Don't think I've done anything irreparable, I think my hamstring's just pulled, not torn, I can walk and all, it's just really sore, same with the neck. Might want to think twice about doing this shit, not having any health insurance . . . nah.

Supposed to go over to DF Sean's tonight for the pay-per view, my dad needed to borrow my car so I begged off, just as well, I'm not feeling real social tonight, sure as shit not like watching WWE. Sean said Tori had him buy her a new coloring book just for tonight, so she and I'd have something to do together (that kid is SO cute), told him to tell her I'll stop by one night this week while the girls are performing and we'll just color up a damn storm.

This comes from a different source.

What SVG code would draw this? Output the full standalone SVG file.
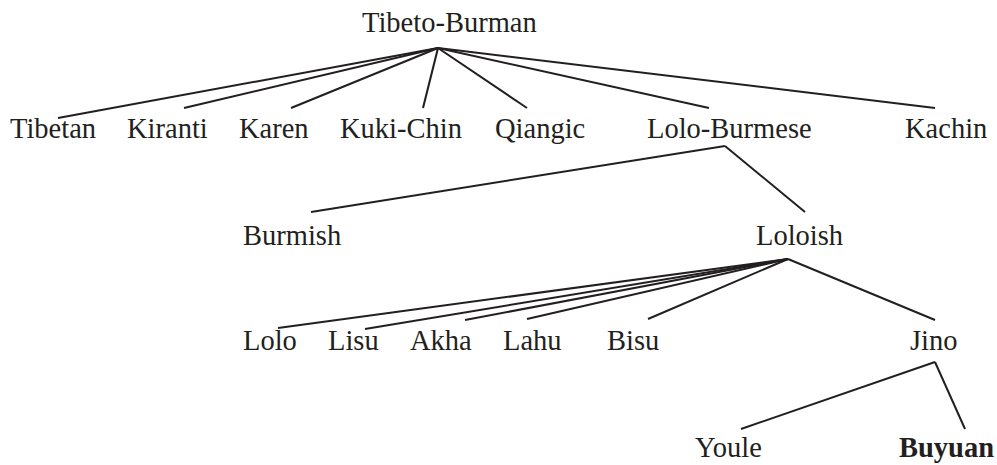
<svg xmlns="http://www.w3.org/2000/svg" width="997" height="465" viewBox="0 0 997 465">
<style>
text{font-family:"Liberation Serif","Times New Roman",serif;font-size:28.5px;fill:#231f20}
.b{font-weight:bold}
#edges line{stroke:#231f20;stroke-width:2;stroke-linecap:butt}
</style>
<rect width="997" height="465" fill="#fff"/>
<g id="edges">
<line x1="438" y1="48" x2="58" y2="118"/>
<line x1="438" y1="48" x2="184" y2="108"/>
<line x1="438" y1="48" x2="291" y2="108"/>
<line x1="438" y1="48" x2="423" y2="108"/>
<line x1="438" y1="48" x2="527" y2="108"/>
<line x1="438" y1="48" x2="709" y2="108"/>
<line x1="438" y1="48" x2="935" y2="108"/>
<line x1="725" y1="146" x2="311" y2="212"/>
<line x1="725" y1="146" x2="805" y2="212"/>
<line x1="788" y1="259" x2="278" y2="328"/>
<line x1="788" y1="259" x2="365" y2="329"/>
<line x1="788" y1="259" x2="465" y2="320"/>
<line x1="788" y1="259" x2="527" y2="319"/>
<line x1="788" y1="259" x2="648" y2="319"/>
<line x1="788" y1="259" x2="935" y2="320"/>
<line x1="935" y1="362" x2="741" y2="429"/>
<line x1="935" y1="362" x2="965" y2="429"/>
</g>
<g id="n-tibeto-burman"><text x="362" y="32">Tibeto-Burman</text></g>
<g id="n-tibetan"><text x="10" y="138">Tibetan</text></g>
<g id="n-kiranti"><text x="127" y="138">Kiranti</text></g>
<g id="n-karen"><text x="239" y="138">Karen</text></g>
<g id="n-kuki-chin"><text x="340" y="138">Kuki-Chin</text></g>
<g id="n-qiangic"><text x="495" y="138">Qiangic</text></g>
<g id="n-lolo-burmese"><text x="647" y="138">Lolo-Burmese</text></g>
<g id="n-kachin"><text x="905" y="138">Kachin</text></g>
<g id="n-burmish"><text x="243" y="245">Burmish</text></g>
<g id="n-loloish"><text x="756" y="245">Loloish</text></g>
<g id="n-lolo"><text x="243" y="350">Lolo</text></g>
<g id="n-lisu"><text x="328" y="350">Lisu</text></g>
<g id="n-akha"><text x="410" y="350">Akha</text></g>
<g id="n-lahu"><text x="503" y="350">Lahu</text></g>
<g id="n-bisu"><text x="607" y="350">Bisu</text></g>
<g id="n-jino"><text x="910" y="350">Jino</text></g>
<g id="n-youle"><text x="695" y="457">Youle</text></g>
<g id="n-buyuan"><text class="b" x="899" y="457">Buyuan</text></g>
</svg>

One of my dad's old working compadres, Bob, they've been friends like 30 years, went for a stress test Friday, and dropped dead. Guess that means he failed. My dad, for all that he's a fucking crabby deaf retard, is a hell of a guy. Bob was in a nursing home, I don't think his family got by much, so once a week for the past two years my dad would pick up lunch someplace and take it over and he and Bob would have lunch together. Hope he never brought him Chinese, "Here, try some of this mustard". Anyway, the memorial service was tonight and that's why he needed my car. And I'll say it again, my dad really is a hell of a guy. He's still a fucking retard.

Both my little thespians are in "Mary" this week and next at the Capitol Theater for those of you so inclined.

Got some comments back on Drains, Chapter 2- yes, Mr. Spurlock, I am a bastard, but I'm your bastard, goddammit, and I don't feel so bad giving you the most horrendous death in the book- yer buddy Chris K don't fare too well, either. I'll call you later this week. Some of the rest of you, let me know, and I'm not just sucking for "Oh damn Bill, it's great" let me know what you think, I can take it, got some very constructive comments from Chris S on Chapter 1 (a brief aside, I do a few different bunch e-mailings of this, plus a bunch of individual, and out of those there are 6 Chris's, 6 David's, 6 Kathy's, and 5 Joe's). What's it mean? Nothing, far as I know.

Gonna get to M is H, send 'em both out in a bit.